• _Task to complete_: Set the listing down again exactly, please, apart from its pictures.

• _Raw data_:
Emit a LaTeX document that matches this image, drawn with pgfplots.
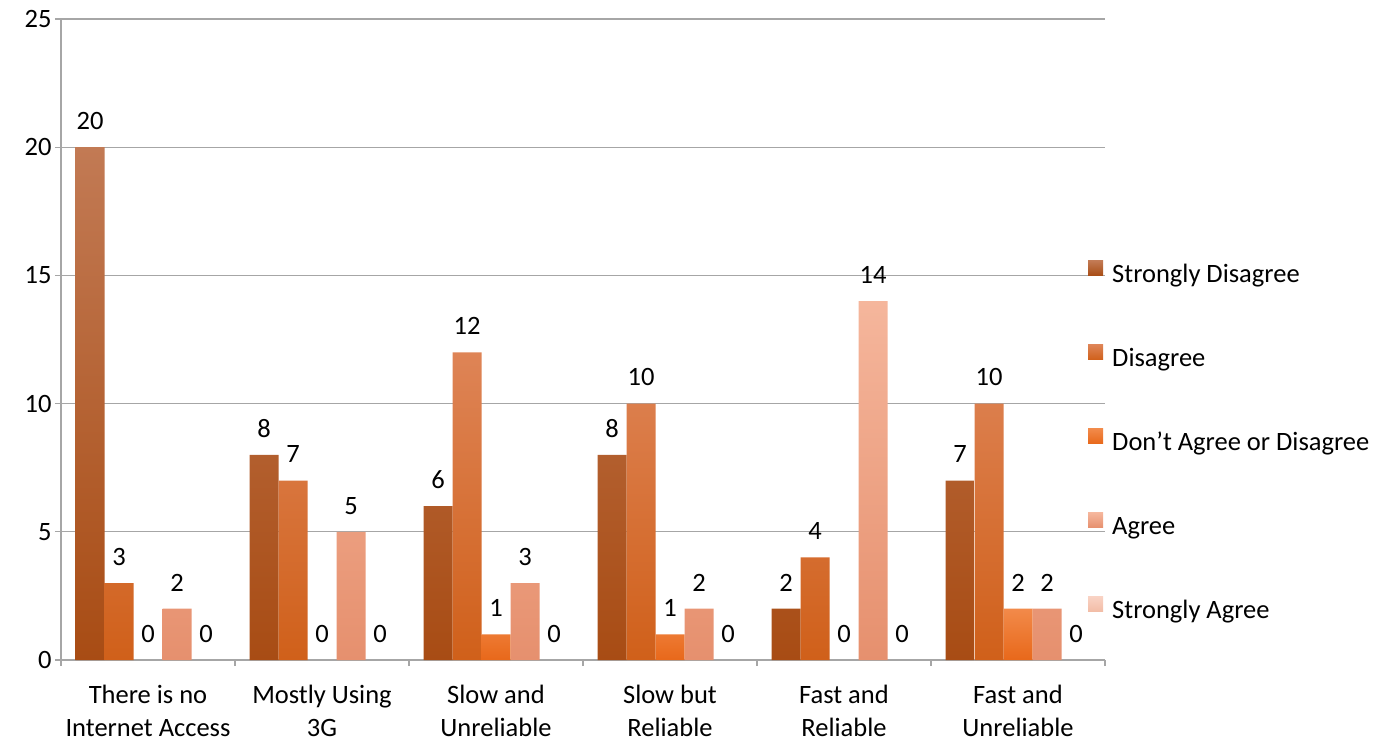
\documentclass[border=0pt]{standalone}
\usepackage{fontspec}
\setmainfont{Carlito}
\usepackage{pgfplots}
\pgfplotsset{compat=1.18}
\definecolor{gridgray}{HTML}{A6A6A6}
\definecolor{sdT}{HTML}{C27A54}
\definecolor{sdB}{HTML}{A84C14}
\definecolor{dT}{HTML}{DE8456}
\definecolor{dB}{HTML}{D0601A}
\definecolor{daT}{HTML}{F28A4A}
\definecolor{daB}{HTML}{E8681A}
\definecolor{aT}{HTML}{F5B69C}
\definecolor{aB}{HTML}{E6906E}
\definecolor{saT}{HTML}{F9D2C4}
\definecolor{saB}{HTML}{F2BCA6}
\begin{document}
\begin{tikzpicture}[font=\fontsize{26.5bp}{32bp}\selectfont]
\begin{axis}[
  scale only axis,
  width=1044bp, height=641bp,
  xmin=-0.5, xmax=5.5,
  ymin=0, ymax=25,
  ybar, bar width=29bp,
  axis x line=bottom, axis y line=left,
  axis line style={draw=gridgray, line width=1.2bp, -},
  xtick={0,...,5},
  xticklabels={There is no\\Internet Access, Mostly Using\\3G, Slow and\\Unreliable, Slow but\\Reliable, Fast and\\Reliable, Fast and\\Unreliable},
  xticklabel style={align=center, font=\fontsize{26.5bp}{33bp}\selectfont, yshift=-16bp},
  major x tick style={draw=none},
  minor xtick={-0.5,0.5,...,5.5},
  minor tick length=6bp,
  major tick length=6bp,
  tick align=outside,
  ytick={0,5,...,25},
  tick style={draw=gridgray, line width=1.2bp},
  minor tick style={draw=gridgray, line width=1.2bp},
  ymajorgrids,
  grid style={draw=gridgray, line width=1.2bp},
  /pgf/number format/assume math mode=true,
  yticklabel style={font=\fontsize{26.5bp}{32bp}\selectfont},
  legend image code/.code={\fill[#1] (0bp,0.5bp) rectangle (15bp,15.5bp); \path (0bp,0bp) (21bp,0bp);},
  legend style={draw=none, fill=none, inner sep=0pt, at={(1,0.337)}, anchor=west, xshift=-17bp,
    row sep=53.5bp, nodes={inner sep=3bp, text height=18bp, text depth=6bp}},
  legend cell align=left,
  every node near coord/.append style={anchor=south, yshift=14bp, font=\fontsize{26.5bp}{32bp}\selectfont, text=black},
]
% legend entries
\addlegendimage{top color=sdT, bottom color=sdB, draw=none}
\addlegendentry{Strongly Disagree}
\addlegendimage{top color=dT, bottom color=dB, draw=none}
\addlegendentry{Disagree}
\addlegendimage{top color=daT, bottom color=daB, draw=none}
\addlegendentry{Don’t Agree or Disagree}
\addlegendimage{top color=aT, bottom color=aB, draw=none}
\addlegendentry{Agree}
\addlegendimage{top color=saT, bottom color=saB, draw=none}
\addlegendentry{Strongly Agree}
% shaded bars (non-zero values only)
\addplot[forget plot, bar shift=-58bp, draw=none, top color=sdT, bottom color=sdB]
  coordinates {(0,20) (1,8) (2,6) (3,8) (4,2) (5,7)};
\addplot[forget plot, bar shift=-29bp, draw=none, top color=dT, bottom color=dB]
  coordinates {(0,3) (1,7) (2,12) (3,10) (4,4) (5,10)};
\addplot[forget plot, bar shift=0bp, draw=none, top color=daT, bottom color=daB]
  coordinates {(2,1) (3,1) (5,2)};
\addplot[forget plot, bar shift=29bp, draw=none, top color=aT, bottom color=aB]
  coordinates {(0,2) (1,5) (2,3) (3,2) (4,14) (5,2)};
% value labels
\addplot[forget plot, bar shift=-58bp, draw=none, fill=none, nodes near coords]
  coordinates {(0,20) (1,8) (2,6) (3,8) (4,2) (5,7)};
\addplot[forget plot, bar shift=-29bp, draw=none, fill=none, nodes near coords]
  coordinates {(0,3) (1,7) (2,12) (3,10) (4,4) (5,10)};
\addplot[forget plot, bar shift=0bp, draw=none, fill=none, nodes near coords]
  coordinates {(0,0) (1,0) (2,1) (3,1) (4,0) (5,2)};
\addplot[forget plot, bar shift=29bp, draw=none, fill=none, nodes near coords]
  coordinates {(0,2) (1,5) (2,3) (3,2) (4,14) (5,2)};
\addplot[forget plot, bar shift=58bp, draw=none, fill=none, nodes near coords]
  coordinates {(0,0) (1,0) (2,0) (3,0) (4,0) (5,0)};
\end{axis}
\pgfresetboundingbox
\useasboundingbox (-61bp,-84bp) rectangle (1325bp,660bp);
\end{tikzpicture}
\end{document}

• _Answer to the problem_:
Emit a LaTeX document that matches this image, drawn with pgfplots.
\documentclass[border=0pt]{standalone}
\usepackage{fontspec}
\setmainfont{Carlito}
\usepackage{pgfplots}
\pgfplotsset{compat=1.18}
\definecolor{gridgray}{HTML}{A6A6A6}
\definecolor{sdT}{HTML}{C27A54}
\definecolor{sdB}{HTML}{A84C14}
\definecolor{dT}{HTML}{DE8456}
\definecolor{dB}{HTML}{D0601A}
\definecolor{daT}{HTML}{F28A4A}
\definecolor{daB}{HTML}{E8681A}
\definecolor{aT}{HTML}{F5B69C}
\definecolor{aB}{HTML}{E6906E}
\definecolor{saT}{HTML}{F9D2C4}
\definecolor{saB}{HTML}{F2BCA6}
\begin{document}
\begin{tikzpicture}[font=\fontsize{26.5bp}{32bp}\selectfont]
\begin{axis}[
  scale only axis,
  width=1044bp, height=641bp,
  xmin=-0.5, xmax=5.5,
  ymin=0, ymax=25,
  ybar, bar width=29bp,
  axis x line=bottom, axis y line=left,
  axis line style={draw=gridgray, line width=1.2bp, -},
  xtick={0,...,5},
  xticklabels={There is no\\Internet Access, Mostly Using\\3G, Slow and\\Unreliable, Slow but\\Reliable, Fast and\\Reliable, Fast and\\Unreliable},
  xticklabel style={align=center, font=\fontsize{26.5bp}{33bp}\selectfont, yshift=-16bp},
  major x tick style={draw=none},
  minor xtick={-0.5,0.5,...,5.5},
  minor tick length=6bp,
  major tick length=6bp,
  tick align=outside,
  ytick={0,5,...,25},
  tick style={draw=gridgray, line width=1.2bp},
  minor tick style={draw=gridgray, line width=1.2bp},
  ymajorgrids,
  grid style={draw=gridgray, line width=1.2bp},
  /pgf/number format/assume math mode=true,
  yticklabel style={font=\fontsize{26.5bp}{32bp}\selectfont},
  legend image code/.code={\fill[#1] (0bp,0.5bp) rectangle (15bp,15.5bp); \path (0bp,0bp) (21bp,0bp);},
  legend style={draw=none, fill=none, inner sep=0pt, at={(1,0.337)}, anchor=west, xshift=-17bp,
    row sep=53.5bp, nodes={inner sep=3bp, text height=18bp, text depth=6bp}},
  legend cell align=left,
  every node near coord/.append style={anchor=south, yshift=14bp, font=\fontsize{26.5bp}{32bp}\selectfont, text=black},
]
% legend entries
\addlegendimage{top color=sdT, bottom color=sdB, draw=none}
\addlegendentry{Strongly Disagree}
\addlegendimage{top color=dT, bottom color=dB, draw=none}
\addlegendentry{Disagree}
\addlegendimage{top color=daT, bottom color=daB, draw=none}
\addlegendentry{Don’t Agree or Disagree}
\addlegendimage{top color=aT, bottom color=aB, draw=none}
\addlegendentry{Agree}
\addlegendimage{top color=saT, bottom color=saB, draw=none}
\addlegendentry{Strongly Agree}
% shaded bars (non-zero values only)
\addplot[forget plot, bar shift=-58bp, draw=none, top color=sdT, bottom color=sdB]
  coordinates {(0,20) (1,8) (2,6) (3,8) (4,2) (5,7)};
\addplot[forget plot, bar shift=-29bp, draw=none, top color=dT, bottom color=dB]
  coordinates {(0,3) (1,7) (2,12) (3,10) (4,4) (5,10)};
\addplot[forget plot, bar shift=0bp, draw=none, top color=daT, bottom color=daB]
  coordinates {(2,1) (3,1) (5,2)};
\addplot[forget plot, bar shift=29bp, draw=none, top color=aT, bottom color=aB]
  coordinates {(0,2) (1,5) (2,3) (3,2) (4,14) (5,2)};
% value labels
\addplot[forget plot, bar shift=-58bp, draw=none, fill=none, nodes near coords]
  coordinates {(0,20) (1,8) (2,6) (3,8) (4,2) (5,7)};
\addplot[forget plot, bar shift=-29bp, draw=none, fill=none, nodes near coords]
  coordinates {(0,3) (1,7) (2,12) (3,10) (4,4) (5,10)};
\addplot[forget plot, bar shift=0bp, draw=none, fill=none, nodes near coords]
  coordinates {(0,0) (1,0) (2,1) (3,1) (4,0) (5,2)};
\addplot[forget plot, bar shift=29bp, draw=none, fill=none, nodes near coords]
  coordinates {(0,2) (1,5) (2,3) (3,2) (4,14) (5,2)};
\addplot[forget plot, bar shift=58bp, draw=none, fill=none, nodes near coords]
  coordinates {(0,0) (1,0) (2,0) (3,0) (4,0) (5,0)};
\end{axis}
\pgfresetboundingbox
\useasboundingbox (-61bp,-84bp) rectangle (1325bp,660bp);
\end{tikzpicture}
\end{document}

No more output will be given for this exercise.